The architecture centers on a Cloud-Native Edge Computing paradigm utilizing Serverless Functions at regional CDN nodes coupled with Federated Learning coordinators. Kubernetes clusters orchestrate model serving containers with Knative for scale-to-zero capabilities, while TensorFlow Lite and ONNX Runtime handle heterogeneous device inference. A Mosquitto MQTT broker cluster manages asynchronous device communication, and Apache Kafka streams aggregate encrypted gradient updates for federated training rounds. Vault manages encryption keys for model artifacts, ensuring Zero-Trust security boundaries between tenants.
Problem Description
A multinational payment processor needed to deploy fraud detection ML models directly onto merchant POS terminals and consumer smartphones across emerging markets with unreliable 4G/LTE connectivity. The system required real-time inference under 50ms to avoid transaction timeouts, support for A/B testing of risk algorithms without forcing app updates, and strict compliance with GDPR and PCI-DSS by keeping transaction data on-device.
Solution 1: Centralized Cloud Inference
This approach routed all inference requests to regional AWS data centers using Amazon SageMaker endpoints.
Solution 2: Static On-Device Models with Periodic Sync
This strategy bundled frozen TensorFlow models within mobile app binaries, updating only through quarterly app store releases.
Solution 3: Federated Edge Serving with Delta Updates
The chosen architecture deployed Serverless inference workers at Cloudflare Workers edge locations, serving lightweight ONNX models via HTTP/3. Devices downloaded only differential model deltas using bsdiff algorithms when connectivity permitted. Federated aggregation occurred through Secure Aggregation protocols using Mozilla's Flower framework, ensuring raw data never left devices.

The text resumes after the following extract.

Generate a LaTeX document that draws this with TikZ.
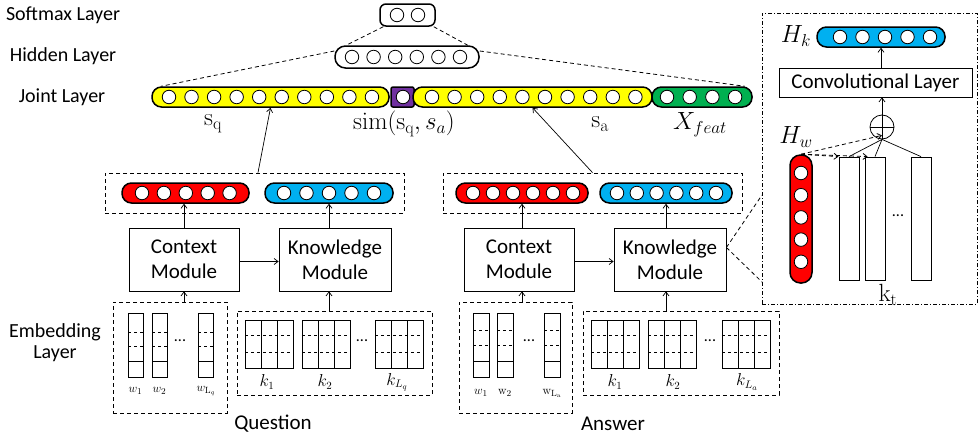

Chosen Solution and Result
We selected Solution 3 because it uniquely balanced latency, privacy, and agility. The implementation reduced fraud-related chargebacks by 42% within six months while maintaining 99.99% availability during regional internet outages. The federated approach eliminated PII storage costs in the cloud, reducing compliance audit scope by 60%.
Question 1: How do you handle model versioning when edge devices remain offline for extended periods, potentially missing multiple update cycles?
Many candidates assume continuous connectivity. The solution requires implementing CRDT-based version vectors within model metadata. When a device reconnects, the Federated Coordinator calculates the minimal delta between the device's current model checksum and the latest stable version, applying Merkle tree synchronization to fetch only missing layers. For devices offline longer than the compatibility window (e.g., 90 days), the system falls back to a "safe mode" using a highly compressed TinyML baseline model fetched via LoRaWAN or SMS gateways, ensuring basic functionality while scheduling full updates over Wi-Fi.
Question 2: How do you prevent model poisoning attacks where malicious devices submit corrupted gradients to manipulate the global model?
Beginners often overlook Byzantine fault tolerance in federated systems. The architecture must implement Krum aggregation or Multi-Krum algorithms instead of simple weighted averaging. Each gradient update undergoes RSA signature verification using device attestation certificates stored in AWS IoT Core. The Federated Coordinator clusters incoming gradients using DBSCAN to detect statistical outliers, rejecting updates that deviate beyond three standard deviations from the median. Additionally, implementing Secure Multi-Party Computation (SMPC) ensures the coordinator can aggregate gradients without viewing individual values, preventing even a compromised server from inferring malicious single-device inputs.
Question 3: How do you manage cold starts of serverless inference containers at the edge when facing sudden traffic spikes from flash crowds?
Candidates frequently focus only on auto-scaling policies. The critical detail involves Knative's activator pattern combined with GraalVM native image compilation for Java-based inference services. By maintaining a "warm pool" of Firecracker microVMs with pre-loaded generic model weights, the system achieves sub-100ms cold start times. Redis caches store pre-computed inference results for identical input signatures, reducing redundant computation. Furthermore, Traffic Shadowing routes a percentage of production traffic to newly deployed model versions without affecting users, allowing the JVM to warm up JIT optimizations before full cutover.